On ne se lasse pas de la Rusalka de Dvorák relue par Robert Carsen en 2002 – disponible en DVD avec Renée Fleming, une de ses plus belles inspirations. Convoquant Freud et Bachelard, il met en scène un drame œdipien où l’eau, omniprésente, devient un élément originel dont l’ondine peine à s’affranchir. Un drame de l’incommunicabilité aussi, de la hantise de la perte, de la peur de l’autre et de soi, peur sexuelle d’abord – le ballet du deuxième acte s’apparente à une scène de viol. Rusalka et le Prince échouent à former un couple, écartelés entre le fantasme et la réalité – il ne peut pas non plus s’unir vraiment à la Princesse étrangère, double de l’ondine ici, mais qui assume fièrement sa féminité. D’où ces jeux de miroirs, ce monde de reflets, ce passage d’un bassin à une chambre qui se dédouble au deuxième acte ; ils ne s’aboliront que lorsque le couple se formera à travers un baiser à la fois mortifère et salvateur, dans une sorte de Liebestod. La production oscille très subtilement entre les deux univers, sans tourner au didactisme pesant ou maniériste, joue sur les symboles – le couteau castrateur, par exemple – et crée un hors temps mythique malgré un décor très design et des costumes modernes. Nous reconnaissons une de ces visions stylisées et esthétisantes dont Robert Carsen a le secret, mais le théâtre ne perd jamais ses droits, ni le conte sa fraîcheur.


On attendait Olga Guryakova, qui avait succédé à Renée Fleming en 2005. Svetlana Aksenova la remplace – elle alternera avec Kristine Opolais : médium charnu mais aigu très acide, timbre trop mûr, elle finit par convaincre grâce à la justesse du phrasé et l’intensité de la composition. On se demande malgré tout si elle ne posséderait pas plutôt le format de la Princesse étrangère, incarnée par le mezzo altier d’Alisa Kolosova.
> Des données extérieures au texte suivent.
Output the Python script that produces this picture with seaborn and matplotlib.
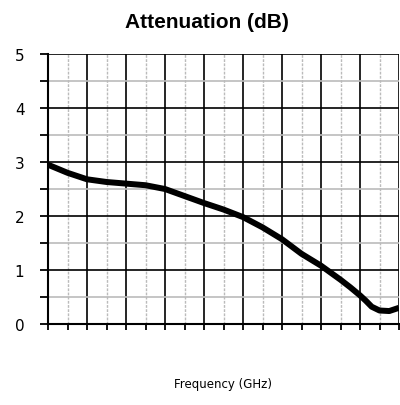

Pavel Cernoch, lui, remplace Khachatur Badalyan : Prince solide à la tessiture assez centrale, plutôt gris de couleur, moins souple, surtout dans l’aigu, qu’à la Monnaie en 2012. Treize ans après, Larissa Diadkova reste la Jezibaba inquiétante que l’on connaît, jamais outrée, très maîtrisée vocalement. Gageons que Dimitry Ivashchenko chantera bientôt un Sarastro aussi imposant que son Esprit du lac : la voix est ronde et chaude, la ligne noble. Impeccables rôles secondaires : Nymphes charmantes et parfaitement accordées, Garde forestier et Garçon de cuisine bien campés, Chasseur affûté.


Mais la production vaut surtout par la direction de Jakub Hrůsa. Ses concerts avec le Philhar’ avaient révélé un excellent chef symphonique. On le découvre formidable chef de fosse, héritier de la plus grande tradition tchèque, digne de succéder aux Chalabala ou aux Krombholc. Un sens infaillible de la narration, jusque dans le ballet, un art des couleurs qui renouvelle la sonorité de l’Orchestre de l’Opéra, une pâte sonore aussi fluide que savoureuse : on se croirait à Prague. Une baguette de haut, très haut lignage.